Thermochemical statement
The phrase is heat being used in sublimation has a clear thermochemistry answer: sublimation (solid \(\rightarrow\) gas) requires energy input. Heat is absorbed by the substance as it transitions directly from the solid phase to the gas phase, so the heat flow into the system is positive under the usual sign convention.
Physical basis for heat absorption
A solid has particles held in place by intermolecular attractions (and, for some solids, extended lattice interactions). A gas has particles that are far apart with much weaker attractive interactions. The solid-to-gas transition therefore increases the potential energy associated with separating particles. That energy increase must come from heat absorbed from the surroundings (or from an energy source supplying heat to the sample).
- Microscopic view: increased average separation of particles, weaker net attractions, higher potential energy.
- Macroscopic view: heat flows into the sample during sublimation, often producing cooling of the surroundings.
Enthalpy of sublimation and heat calculations
At constant pressure, the heat absorbed by a phase change is commonly modeled with an enthalpy change. For sublimation:
\[ q_p = m \cdot \Delta H_\text{sub} \]
where \(q_p\) is the heat absorbed at constant pressure, \(m\) is the amount of substance (in grams) when \(\Delta H_\text{sub}\) is expressed in \(\mathrm{J/g}\), and \(\Delta H_\text{sub}\) is the enthalpy of sublimation. When \(\Delta H_\text{sub}\) is tabulated per mole, an equivalent expression is \(q_p = n \cdot \Delta H_\text{sub}\).
Relationship to fusion and vaporization
Sublimation can be treated as a two-stage path (solid \(\rightarrow\) liquid \(\rightarrow\) gas) for enthalpy accounting. Because enthalpy is a state function, Hess’ law gives:
\[ \Delta H_\text{sub} = \Delta H_\text{fus} + \Delta H_\text{vap}. \]
This identity emphasizes that sublimation contains both the energetic cost of disrupting the solid structure (fusion-like contribution) and the energetic cost of separating molecules into the gas phase (vaporization-like contribution).
Contrast with deposition
Deposition (gas \(\rightarrow\) solid) is the reverse of sublimation. Its enthalpy change has the opposite sign: \(\Delta H_\text{dep} = -\Delta H_\text{sub}\).
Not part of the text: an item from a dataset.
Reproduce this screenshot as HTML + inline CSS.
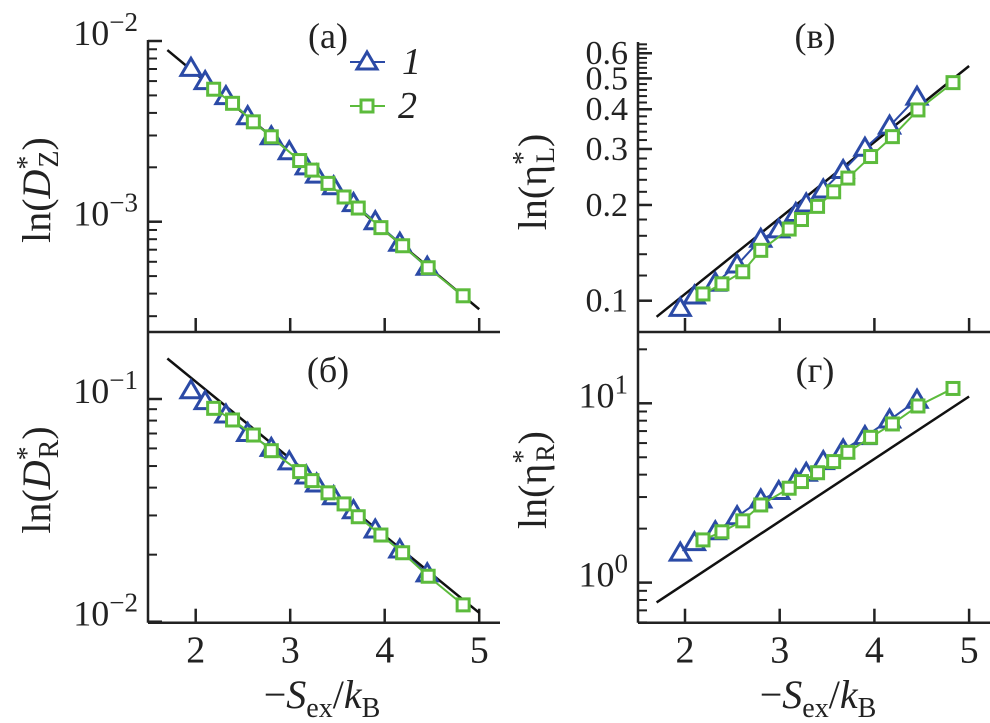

Heat is released to the surroundings in deposition.
Phase-change enthalpy signs
| Phase change | Direction | Typical sign of \(\Delta H\) | Heat flow for the substance |
|---|---|---|---|
| Melting (fusion) | solid \(\rightarrow\) liquid | \(\Delta H_\text{fus} > 0\) | absorbed (\(q > 0\)) |
| Vaporization | liquid \(\rightarrow\) gas | \(\Delta H_\text{vap} > 0\) | absorbed (\(q > 0\)) |
| Sublimation | solid \(\rightarrow\) gas | \(\Delta H_\text{sub} > 0\) | absorbed (\(q > 0\)) |
| Freezing | liquid \(\rightarrow\) solid | \(\Delta H_\text{frz} = -\Delta H_\text{fus}\) | released (\(q < 0\)) |
| Condensation | gas \(\rightarrow\) liquid | \(\Delta H_\text{cond} = -\Delta H_\text{vap}\) | released (\(q < 0\)) |
| Deposition | gas \(\rightarrow\) solid | \(\Delta H_\text{dep} = -\Delta H_\text{sub}\) | released (\(q < 0\)) |
Visualization: phase diagram location of sublimation
Everyday examples and energy source
Dry ice (\(\mathrm{CO_2(s)}\)) sublimates at 1 atm and absorbs heat from the surrounding air and nearby surfaces; the surroundings can feel colder because they supply the required energy. Iodine crystals can also produce visible vapor by sublimation when warmed, again reflecting heat absorption by the solid during the phase change.
Common confusion with temperature
Heat absorption during sublimation does not require a high temperature, and it does not guarantee that the sample temperature rises. Phase changes can absorb energy at nearly constant temperature while the latent heat is consumed by the transition rather than by raising kinetic energy. The central thermochemical statement remains: energy flows into the substance during sublimation.